→ **Requirement**
Your task is to copy the listing exactly. Drop any pictures from the copy.

→ **Recorded information**
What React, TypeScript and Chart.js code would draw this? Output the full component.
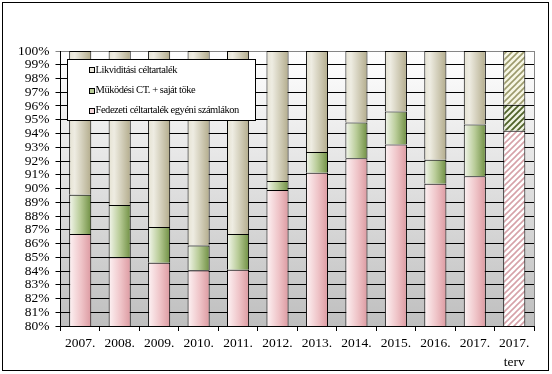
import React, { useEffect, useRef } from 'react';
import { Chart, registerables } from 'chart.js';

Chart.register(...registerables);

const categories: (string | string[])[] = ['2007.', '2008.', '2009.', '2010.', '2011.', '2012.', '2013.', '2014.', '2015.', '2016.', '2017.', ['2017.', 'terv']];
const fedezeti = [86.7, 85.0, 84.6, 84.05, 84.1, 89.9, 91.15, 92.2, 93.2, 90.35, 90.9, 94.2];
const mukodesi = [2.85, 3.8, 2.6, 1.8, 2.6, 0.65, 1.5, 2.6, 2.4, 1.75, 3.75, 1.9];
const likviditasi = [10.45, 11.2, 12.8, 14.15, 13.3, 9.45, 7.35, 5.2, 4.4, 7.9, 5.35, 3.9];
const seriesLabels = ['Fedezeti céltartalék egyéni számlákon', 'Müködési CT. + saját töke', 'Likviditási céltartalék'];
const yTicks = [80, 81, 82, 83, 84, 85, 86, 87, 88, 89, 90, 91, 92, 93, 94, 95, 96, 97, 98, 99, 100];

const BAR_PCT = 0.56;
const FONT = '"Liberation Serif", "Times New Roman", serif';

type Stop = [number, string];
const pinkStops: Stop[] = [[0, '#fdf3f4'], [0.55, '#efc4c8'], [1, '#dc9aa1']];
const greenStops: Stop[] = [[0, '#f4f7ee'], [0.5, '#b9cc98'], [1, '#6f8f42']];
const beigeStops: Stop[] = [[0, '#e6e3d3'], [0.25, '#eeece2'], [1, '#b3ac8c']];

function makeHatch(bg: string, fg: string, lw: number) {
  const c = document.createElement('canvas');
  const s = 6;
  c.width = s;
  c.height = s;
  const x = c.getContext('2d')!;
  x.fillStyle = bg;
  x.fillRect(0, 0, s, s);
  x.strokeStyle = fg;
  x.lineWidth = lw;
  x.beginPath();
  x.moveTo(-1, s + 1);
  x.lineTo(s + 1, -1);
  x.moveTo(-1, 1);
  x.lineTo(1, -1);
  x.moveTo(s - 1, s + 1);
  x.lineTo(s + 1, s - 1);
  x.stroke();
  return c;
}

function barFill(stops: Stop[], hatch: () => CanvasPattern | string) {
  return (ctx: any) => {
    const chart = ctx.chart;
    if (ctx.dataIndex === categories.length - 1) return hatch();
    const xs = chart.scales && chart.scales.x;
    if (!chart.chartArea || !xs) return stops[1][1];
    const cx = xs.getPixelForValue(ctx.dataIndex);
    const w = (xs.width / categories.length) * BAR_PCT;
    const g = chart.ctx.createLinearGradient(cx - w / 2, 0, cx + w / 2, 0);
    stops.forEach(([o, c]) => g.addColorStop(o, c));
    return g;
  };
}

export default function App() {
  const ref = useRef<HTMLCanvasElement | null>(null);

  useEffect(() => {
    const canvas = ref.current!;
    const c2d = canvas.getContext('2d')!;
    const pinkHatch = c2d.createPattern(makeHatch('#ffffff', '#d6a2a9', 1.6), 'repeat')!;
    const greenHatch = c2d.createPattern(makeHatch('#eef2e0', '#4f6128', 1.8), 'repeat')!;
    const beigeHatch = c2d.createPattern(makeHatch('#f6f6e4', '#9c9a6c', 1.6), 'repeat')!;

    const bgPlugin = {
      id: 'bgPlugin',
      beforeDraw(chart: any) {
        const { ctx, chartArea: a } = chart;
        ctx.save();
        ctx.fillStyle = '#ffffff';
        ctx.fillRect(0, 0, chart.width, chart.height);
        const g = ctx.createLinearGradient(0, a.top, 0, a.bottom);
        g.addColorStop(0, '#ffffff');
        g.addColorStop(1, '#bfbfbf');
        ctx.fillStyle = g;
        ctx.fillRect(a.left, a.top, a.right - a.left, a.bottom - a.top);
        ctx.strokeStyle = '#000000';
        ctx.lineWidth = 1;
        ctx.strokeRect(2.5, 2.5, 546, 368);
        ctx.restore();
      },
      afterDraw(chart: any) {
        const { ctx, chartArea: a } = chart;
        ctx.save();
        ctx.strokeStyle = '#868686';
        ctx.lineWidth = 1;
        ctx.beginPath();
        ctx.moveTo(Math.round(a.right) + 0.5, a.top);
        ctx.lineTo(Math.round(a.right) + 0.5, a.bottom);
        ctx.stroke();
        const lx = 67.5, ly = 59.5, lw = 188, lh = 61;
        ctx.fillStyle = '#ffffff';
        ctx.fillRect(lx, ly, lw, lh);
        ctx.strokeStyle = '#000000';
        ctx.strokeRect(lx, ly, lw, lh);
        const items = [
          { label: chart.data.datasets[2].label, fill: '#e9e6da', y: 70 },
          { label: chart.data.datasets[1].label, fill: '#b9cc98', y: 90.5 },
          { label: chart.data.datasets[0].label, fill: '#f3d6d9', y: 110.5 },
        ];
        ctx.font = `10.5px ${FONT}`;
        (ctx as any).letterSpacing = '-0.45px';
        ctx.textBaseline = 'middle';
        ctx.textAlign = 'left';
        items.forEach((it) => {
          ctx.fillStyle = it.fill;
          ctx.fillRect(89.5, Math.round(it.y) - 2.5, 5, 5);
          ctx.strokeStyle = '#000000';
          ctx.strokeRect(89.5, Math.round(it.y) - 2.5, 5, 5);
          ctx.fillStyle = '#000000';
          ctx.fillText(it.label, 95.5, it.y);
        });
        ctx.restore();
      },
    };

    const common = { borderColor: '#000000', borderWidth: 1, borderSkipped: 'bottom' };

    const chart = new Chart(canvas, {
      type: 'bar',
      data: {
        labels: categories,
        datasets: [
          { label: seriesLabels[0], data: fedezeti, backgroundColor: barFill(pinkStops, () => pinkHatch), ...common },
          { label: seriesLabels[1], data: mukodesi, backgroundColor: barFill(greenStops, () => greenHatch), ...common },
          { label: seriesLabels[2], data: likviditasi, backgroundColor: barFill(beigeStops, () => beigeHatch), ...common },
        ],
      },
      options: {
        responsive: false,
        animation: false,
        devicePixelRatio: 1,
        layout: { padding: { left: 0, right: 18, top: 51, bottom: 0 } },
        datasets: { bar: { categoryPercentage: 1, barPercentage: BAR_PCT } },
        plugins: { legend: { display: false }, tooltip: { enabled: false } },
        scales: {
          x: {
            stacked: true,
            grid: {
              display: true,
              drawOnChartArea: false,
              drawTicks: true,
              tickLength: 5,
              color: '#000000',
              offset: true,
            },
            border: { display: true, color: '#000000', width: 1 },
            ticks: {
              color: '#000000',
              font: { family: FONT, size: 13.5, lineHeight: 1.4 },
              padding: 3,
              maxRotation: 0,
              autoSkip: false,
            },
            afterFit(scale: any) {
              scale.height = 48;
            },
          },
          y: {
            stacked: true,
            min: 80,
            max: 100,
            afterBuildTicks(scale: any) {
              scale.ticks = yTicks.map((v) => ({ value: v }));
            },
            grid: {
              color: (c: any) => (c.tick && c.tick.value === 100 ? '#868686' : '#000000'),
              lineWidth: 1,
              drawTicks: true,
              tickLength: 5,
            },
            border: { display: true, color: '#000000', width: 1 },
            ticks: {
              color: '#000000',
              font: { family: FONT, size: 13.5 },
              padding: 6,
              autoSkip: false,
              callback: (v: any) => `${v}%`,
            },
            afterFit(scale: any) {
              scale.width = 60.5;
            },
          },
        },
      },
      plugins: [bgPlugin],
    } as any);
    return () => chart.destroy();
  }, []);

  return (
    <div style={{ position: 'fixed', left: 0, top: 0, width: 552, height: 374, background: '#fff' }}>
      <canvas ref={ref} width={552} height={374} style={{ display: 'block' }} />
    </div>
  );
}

→ **Solution**
What React, TypeScript and Chart.js code would draw this? Output the full component.
import React, { useEffect, useRef } from 'react';
import { Chart, registerables } from 'chart.js';

Chart.register(...registerables);

const categories: (string | string[])[] = ['2007.', '2008.', '2009.', '2010.', '2011.', '2012.', '2013.', '2014.', '2015.', '2016.', '2017.', ['2017.', 'terv']];
const fedezeti = [86.7, 85.0, 84.6, 84.05, 84.1, 89.9, 91.15, 92.2, 93.2, 90.35, 90.9, 94.2];
const mukodesi = [2.85, 3.8, 2.6, 1.8, 2.6, 0.65, 1.5, 2.6, 2.4, 1.75, 3.75, 1.9];
const likviditasi = [10.45, 11.2, 12.8, 14.15, 13.3, 9.45, 7.35, 5.2, 4.4, 7.9, 5.35, 3.9];
const seriesLabels = ['Fedezeti céltartalék egyéni számlákon', 'Müködési CT. + saját töke', 'Likviditási céltartalék'];
const yTicks = [80, 81, 82, 83, 84, 85, 86, 87, 88, 89, 90, 91, 92, 93, 94, 95, 96, 97, 98, 99, 100];

const BAR_PCT = 0.56;
const FONT = '"Liberation Serif", "Times New Roman", serif';

type Stop = [number, string];
const pinkStops: Stop[] = [[0, '#fdf3f4'], [0.55, '#efc4c8'], [1, '#dc9aa1']];
const greenStops: Stop[] = [[0, '#f4f7ee'], [0.5, '#b9cc98'], [1, '#6f8f42']];
const beigeStops: Stop[] = [[0, '#e6e3d3'], [0.25, '#eeece2'], [1, '#b3ac8c']];

function makeHatch(bg: string, fg: string, lw: number) {
  const c = document.createElement('canvas');
  const s = 6;
  c.width = s;
  c.height = s;
  const x = c.getContext('2d')!;
  x.fillStyle = bg;
  x.fillRect(0, 0, s, s);
  x.strokeStyle = fg;
  x.lineWidth = lw;
  x.beginPath();
  x.moveTo(-1, s + 1);
  x.lineTo(s + 1, -1);
  x.moveTo(-1, 1);
  x.lineTo(1, -1);
  x.moveTo(s - 1, s + 1);
  x.lineTo(s + 1, s - 1);
  x.stroke();
  return c;
}

function barFill(stops: Stop[], hatch: () => CanvasPattern | string) {
  return (ctx: any) => {
    const chart = ctx.chart;
    if (ctx.dataIndex === categories.length - 1) return hatch();
    const xs = chart.scales && chart.scales.x;
    if (!chart.chartArea || !xs) return stops[1][1];
    const cx = xs.getPixelForValue(ctx.dataIndex);
    const w = (xs.width / categories.length) * BAR_PCT;
    const g = chart.ctx.createLinearGradient(cx - w / 2, 0, cx + w / 2, 0);
    stops.forEach(([o, c]) => g.addColorStop(o, c));
    return g;
  };
}

export default function App() {
  const ref = useRef<HTMLCanvasElement | null>(null);

  useEffect(() => {
    const canvas = ref.current!;
    const c2d = canvas.getContext('2d')!;
    const pinkHatch = c2d.createPattern(makeHatch('#ffffff', '#d6a2a9', 1.6), 'repeat')!;
    const greenHatch = c2d.createPattern(makeHatch('#eef2e0', '#4f6128', 1.8), 'repeat')!;
    const beigeHatch = c2d.createPattern(makeHatch('#f6f6e4', '#9c9a6c', 1.6), 'repeat')!;

    const bgPlugin = {
      id: 'bgPlugin',
      beforeDraw(chart: any) {
        const { ctx, chartArea: a } = chart;
        ctx.save();
        ctx.fillStyle = '#ffffff';
        ctx.fillRect(0, 0, chart.width, chart.height);
        const g = ctx.createLinearGradient(0, a.top, 0, a.bottom);
        g.addColorStop(0, '#ffffff');
        g.addColorStop(1, '#bfbfbf');
        ctx.fillStyle = g;
        ctx.fillRect(a.left, a.top, a.right - a.left, a.bottom - a.top);
        ctx.strokeStyle = '#000000';
        ctx.lineWidth = 1;
        ctx.strokeRect(2.5, 2.5, 546, 368);
        ctx.restore();
      },
      afterDraw(chart: any) {
        const { ctx, chartArea: a } = chart;
        ctx.save();
        ctx.strokeStyle = '#868686';
        ctx.lineWidth = 1;
        ctx.beginPath();
        ctx.moveTo(Math.round(a.right) + 0.5, a.top);
        ctx.lineTo(Math.round(a.right) + 0.5, a.bottom);
        ctx.stroke();
        const lx = 67.5, ly = 59.5, lw = 188, lh = 61;
        ctx.fillStyle = '#ffffff';
        ctx.fillRect(lx, ly, lw, lh);
        ctx.strokeStyle = '#000000';
        ctx.strokeRect(lx, ly, lw, lh);
        const items = [
          { label: chart.data.datasets[2].label, fill: '#e9e6da', y: 70 },
          { label: chart.data.datasets[1].label, fill: '#b9cc98', y: 90.5 },
          { label: chart.data.datasets[0].label, fill: '#f3d6d9', y: 110.5 },
        ];
        ctx.font = `10.5px ${FONT}`;
        (ctx as any).letterSpacing = '-0.45px';
        ctx.textBaseline = 'middle';
        ctx.textAlign = 'left';
        items.forEach((it) => {
          ctx.fillStyle = it.fill;
          ctx.fillRect(89.5, Math.round(it.y) - 2.5, 5, 5);
          ctx.strokeStyle = '#000000';
          ctx.strokeRect(89.5, Math.round(it.y) - 2.5, 5, 5);
          ctx.fillStyle = '#000000';
          ctx.fillText(it.label, 95.5, it.y);
        });
        ctx.restore();
      },
    };

    const common = { borderColor: '#000000', borderWidth: 1, borderSkipped: 'bottom' };

    const chart = new Chart(canvas, {
      type: 'bar',
      data: {
        labels: categories,
        datasets: [
          { label: seriesLabels[0], data: fedezeti, backgroundColor: barFill(pinkStops, () => pinkHatch), ...common },
          { label: seriesLabels[1], data: mukodesi, backgroundColor: barFill(greenStops, () => greenHatch), ...common },
          { label: seriesLabels[2], data: likviditasi, backgroundColor: barFill(beigeStops, () => beigeHatch), ...common },
        ],
      },
      options: {
        responsive: false,
        animation: false,
        devicePixelRatio: 1,
        layout: { padding: { left: 0, right: 18, top: 51, bottom: 0 } },
        datasets: { bar: { categoryPercentage: 1, barPercentage: BAR_PCT } },
        plugins: { legend: { display: false }, tooltip: { enabled: false } },
        scales: {
          x: {
            stacked: true,
            grid: {
              display: true,
              drawOnChartArea: false,
              drawTicks: true,
              tickLength: 5,
              color: '#000000',
              offset: true,
            },
            border: { display: true, color: '#000000', width: 1 },
            ticks: {
              color: '#000000',
              font: { family: FONT, size: 13.5, lineHeight: 1.4 },
              padding: 3,
              maxRotation: 0,
              autoSkip: false,
            },
            afterFit(scale: any) {
              scale.height = 48;
            },
          },
          y: {
            stacked: true,
            min: 80,
            max: 100,
            afterBuildTicks(scale: any) {
              scale.ticks = yTicks.map((v) => ({ value: v }));
            },
            grid: {
              color: (c: any) => (c.tick && c.tick.value === 100 ? '#868686' : '#000000'),
              lineWidth: 1,
              drawTicks: true,
              tickLength: 5,
            },
            border: { display: true, color: '#000000', width: 1 },
            ticks: {
              color: '#000000',
              font: { family: FONT, size: 13.5 },
              padding: 6,
              autoSkip: false,
              callback: (v: any) => `${v}%`,
            },
            afterFit(scale: any) {
              scale.width = 60.5;
            },
          },
        },
      },
      plugins: [bgPlugin],
    } as any);
    return () => chart.destroy();
  }, []);

  return (
    <div style={{ position: 'fixed', left: 0, top: 0, width: 552, height: 374, background: '#fff' }}>
      <canvas ref={ref} width={552} height={374} style={{ display: 'block' }} />
    </div>
  );
}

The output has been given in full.